>> Begin

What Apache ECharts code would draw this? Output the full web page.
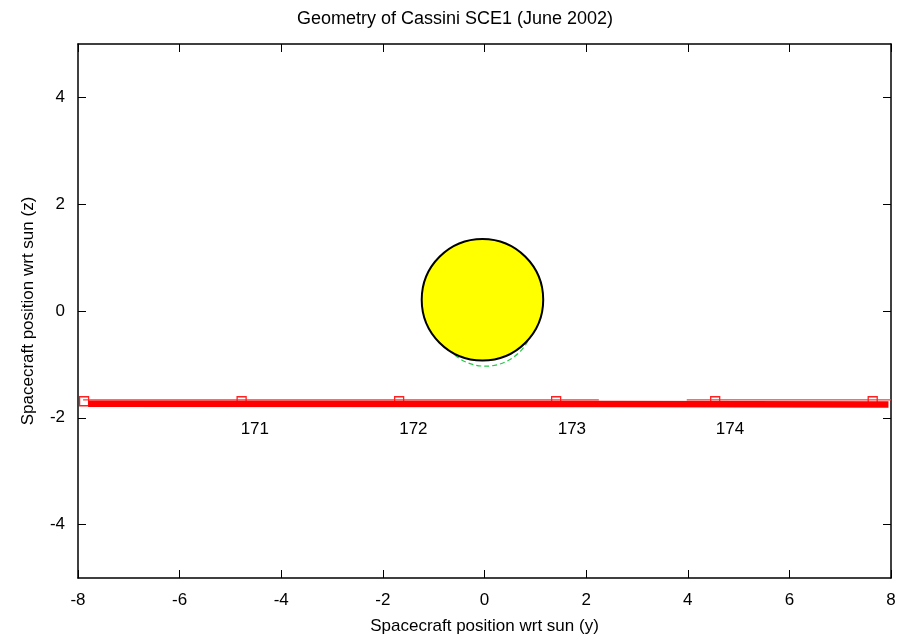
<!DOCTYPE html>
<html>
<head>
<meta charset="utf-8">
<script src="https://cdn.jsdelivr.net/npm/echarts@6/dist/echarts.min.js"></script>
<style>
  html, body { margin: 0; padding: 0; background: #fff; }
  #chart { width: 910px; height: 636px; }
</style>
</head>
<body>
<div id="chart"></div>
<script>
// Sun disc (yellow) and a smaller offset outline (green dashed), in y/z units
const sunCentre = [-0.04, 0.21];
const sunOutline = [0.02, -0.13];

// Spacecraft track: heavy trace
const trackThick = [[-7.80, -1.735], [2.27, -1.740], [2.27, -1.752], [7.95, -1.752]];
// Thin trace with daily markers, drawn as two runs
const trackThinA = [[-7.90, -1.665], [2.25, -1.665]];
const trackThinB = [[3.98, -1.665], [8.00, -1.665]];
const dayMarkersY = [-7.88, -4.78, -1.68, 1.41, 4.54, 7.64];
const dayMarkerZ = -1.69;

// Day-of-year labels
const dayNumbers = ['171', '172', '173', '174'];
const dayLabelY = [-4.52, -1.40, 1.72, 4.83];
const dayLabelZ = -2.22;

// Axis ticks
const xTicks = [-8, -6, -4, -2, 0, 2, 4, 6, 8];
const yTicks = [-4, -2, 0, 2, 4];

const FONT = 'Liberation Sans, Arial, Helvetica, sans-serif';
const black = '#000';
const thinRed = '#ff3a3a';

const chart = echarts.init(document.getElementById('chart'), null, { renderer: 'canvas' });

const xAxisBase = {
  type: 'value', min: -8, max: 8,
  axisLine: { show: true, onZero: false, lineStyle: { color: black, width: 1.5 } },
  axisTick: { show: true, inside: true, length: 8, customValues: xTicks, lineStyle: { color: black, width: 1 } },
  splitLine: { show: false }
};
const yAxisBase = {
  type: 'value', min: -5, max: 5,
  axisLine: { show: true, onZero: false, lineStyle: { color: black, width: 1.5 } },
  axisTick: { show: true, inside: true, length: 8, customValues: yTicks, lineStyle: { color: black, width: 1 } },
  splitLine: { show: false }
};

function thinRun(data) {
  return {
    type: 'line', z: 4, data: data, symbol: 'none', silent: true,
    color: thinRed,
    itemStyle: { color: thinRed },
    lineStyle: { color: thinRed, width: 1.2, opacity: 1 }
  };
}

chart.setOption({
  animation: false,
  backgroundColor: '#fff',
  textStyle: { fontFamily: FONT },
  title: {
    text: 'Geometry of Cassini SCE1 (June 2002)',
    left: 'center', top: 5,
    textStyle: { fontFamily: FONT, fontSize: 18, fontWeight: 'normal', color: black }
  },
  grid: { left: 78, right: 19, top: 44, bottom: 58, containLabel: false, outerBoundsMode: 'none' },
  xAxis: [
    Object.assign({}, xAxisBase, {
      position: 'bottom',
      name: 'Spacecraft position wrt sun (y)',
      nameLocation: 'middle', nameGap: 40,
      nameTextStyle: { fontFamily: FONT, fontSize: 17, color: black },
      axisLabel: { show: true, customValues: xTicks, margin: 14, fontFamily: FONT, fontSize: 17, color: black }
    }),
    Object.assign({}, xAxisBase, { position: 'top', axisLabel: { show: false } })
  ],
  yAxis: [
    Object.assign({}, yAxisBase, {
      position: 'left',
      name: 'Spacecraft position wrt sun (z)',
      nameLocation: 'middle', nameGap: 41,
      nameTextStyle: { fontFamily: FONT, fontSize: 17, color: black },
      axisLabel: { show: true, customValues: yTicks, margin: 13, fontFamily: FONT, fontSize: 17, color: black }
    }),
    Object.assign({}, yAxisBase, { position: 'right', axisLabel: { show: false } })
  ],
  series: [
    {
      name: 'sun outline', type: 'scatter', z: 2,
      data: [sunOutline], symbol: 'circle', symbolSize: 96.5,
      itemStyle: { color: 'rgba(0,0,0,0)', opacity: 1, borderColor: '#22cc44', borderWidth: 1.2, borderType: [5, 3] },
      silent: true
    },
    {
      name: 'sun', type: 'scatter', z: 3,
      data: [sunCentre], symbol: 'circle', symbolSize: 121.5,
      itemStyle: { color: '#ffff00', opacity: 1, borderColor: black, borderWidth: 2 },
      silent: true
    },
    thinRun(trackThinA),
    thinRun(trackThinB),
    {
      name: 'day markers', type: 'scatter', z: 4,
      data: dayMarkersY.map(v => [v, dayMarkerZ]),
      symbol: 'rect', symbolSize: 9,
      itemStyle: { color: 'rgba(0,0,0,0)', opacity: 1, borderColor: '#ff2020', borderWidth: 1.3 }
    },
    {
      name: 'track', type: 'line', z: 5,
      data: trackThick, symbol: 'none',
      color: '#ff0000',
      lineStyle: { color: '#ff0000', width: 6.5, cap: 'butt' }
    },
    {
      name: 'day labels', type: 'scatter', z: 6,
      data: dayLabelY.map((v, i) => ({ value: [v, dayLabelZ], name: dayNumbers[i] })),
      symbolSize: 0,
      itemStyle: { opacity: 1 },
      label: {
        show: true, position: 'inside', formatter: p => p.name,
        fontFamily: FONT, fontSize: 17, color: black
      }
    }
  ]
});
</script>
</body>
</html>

>> End

## Goal
Give the data again exactly as written, with all pictures left out.

## Complete output
What Apache ECharts code would draw this? Output the full web page.
<!DOCTYPE html>
<html>
<head>
<meta charset="utf-8">
<script src="https://cdn.jsdelivr.net/npm/echarts@6/dist/echarts.min.js"></script>
<style>
  html, body { margin: 0; padding: 0; background: #fff; }
  #chart { width: 910px; height: 636px; }
</style>
</head>
<body>
<div id="chart"></div>
<script>
// Sun disc (yellow) and a smaller offset outline (green dashed), in y/z units
const sunCentre = [-0.04, 0.21];
const sunOutline = [0.02, -0.13];

// Spacecraft track: heavy trace
const trackThick = [[-7.80, -1.735], [2.27, -1.740], [2.27, -1.752], [7.95, -1.752]];
// Thin trace with daily markers, drawn as two runs
const trackThinA = [[-7.90, -1.665], [2.25, -1.665]];
const trackThinB = [[3.98, -1.665], [8.00, -1.665]];
const dayMarkersY = [-7.88, -4.78, -1.68, 1.41, 4.54, 7.64];
const dayMarkerZ = -1.69;

// Day-of-year labels
const dayNumbers = ['171', '172', '173', '174'];
const dayLabelY = [-4.52, -1.40, 1.72, 4.83];
const dayLabelZ = -2.22;

// Axis ticks
const xTicks = [-8, -6, -4, -2, 0, 2, 4, 6, 8];
const yTicks = [-4, -2, 0, 2, 4];

const FONT = 'Liberation Sans, Arial, Helvetica, sans-serif';
const black = '#000';
const thinRed = '#ff3a3a';

const chart = echarts.init(document.getElementById('chart'), null, { renderer: 'canvas' });

const xAxisBase = {
  type: 'value', min: -8, max: 8,
  axisLine: { show: true, onZero: false, lineStyle: { color: black, width: 1.5 } },
  axisTick: { show: true, inside: true, length: 8, customValues: xTicks, lineStyle: { color: black, width: 1 } },
  splitLine: { show: false }
};
const yAxisBase = {
  type: 'value', min: -5, max: 5,
  axisLine: { show: true, onZero: false, lineStyle: { color: black, width: 1.5 } },
  axisTick: { show: true, inside: true, length: 8, customValues: yTicks, lineStyle: { color: black, width: 1 } },
  splitLine: { show: false }
};

function thinRun(data) {
  return {
    type: 'line', z: 4, data: data, symbol: 'none', silent: true,
    color: thinRed,
    itemStyle: { color: thinRed },
    lineStyle: { color: thinRed, width: 1.2, opacity: 1 }
  };
}

chart.setOption({
  animation: false,
  backgroundColor: '#fff',
  textStyle: { fontFamily: FONT },
  title: {
    text: 'Geometry of Cassini SCE1 (June 2002)',
    left: 'center', top: 5,
    textStyle: { fontFamily: FONT, fontSize: 18, fontWeight: 'normal', color: black }
  },
  grid: { left: 78, right: 19, top: 44, bottom: 58, containLabel: false, outerBoundsMode: 'none' },
  xAxis: [
    Object.assign({}, xAxisBase, {
      position: 'bottom',
      name: 'Spacecraft position wrt sun (y)',
      nameLocation: 'middle', nameGap: 40,
      nameTextStyle: { fontFamily: FONT, fontSize: 17, color: black },
      axisLabel: { show: true, customValues: xTicks, margin: 14, fontFamily: FONT, fontSize: 17, color: black }
    }),
    Object.assign({}, xAxisBase, { position: 'top', axisLabel: { show: false } })
  ],
  yAxis: [
    Object.assign({}, yAxisBase, {
      position: 'left',
      name: 'Spacecraft position wrt sun (z)',
      nameLocation: 'middle', nameGap: 41,
      nameTextStyle: { fontFamily: FONT, fontSize: 17, color: black },
      axisLabel: { show: true, customValues: yTicks, margin: 13, fontFamily: FONT, fontSize: 17, color: black }
    }),
    Object.assign({}, yAxisBase, { position: 'right', axisLabel: { show: false } })
  ],
  series: [
    {
      name: 'sun outline', type: 'scatter', z: 2,
      data: [sunOutline], symbol: 'circle', symbolSize: 96.5,
      itemStyle: { color: 'rgba(0,0,0,0)', opacity: 1, borderColor: '#22cc44', borderWidth: 1.2, borderType: [5, 3] },
      silent: true
    },
    {
      name: 'sun', type: 'scatter', z: 3,
      data: [sunCentre], symbol: 'circle', symbolSize: 121.5,
      itemStyle: { color: '#ffff00', opacity: 1, borderColor: black, borderWidth: 2 },
      silent: true
    },
    thinRun(trackThinA),
    thinRun(trackThinB),
    {
      name: 'day markers', type: 'scatter', z: 4,
      data: dayMarkersY.map(v => [v, dayMarkerZ]),
      symbol: 'rect', symbolSize: 9,
      itemStyle: { color: 'rgba(0,0,0,0)', opacity: 1, borderColor: '#ff2020', borderWidth: 1.3 }
    },
    {
      name: 'track', type: 'line', z: 5,
      data: trackThick, symbol: 'none',
      color: '#ff0000',
      lineStyle: { color: '#ff0000', width: 6.5, cap: 'butt' }
    },
    {
      name: 'day labels', type: 'scatter', z: 6,
      data: dayLabelY.map((v, i) => ({ value: [v, dayLabelZ], name: dayNumbers[i] })),
      symbolSize: 0,
      itemStyle: { opacity: 1 },
      label: {
        show: true, position: 'inside', formatter: p => p.name,
        fontFamily: FONT, fontSize: 17, color: black
      }
    }
  ]
});
</script>
</body>
</html>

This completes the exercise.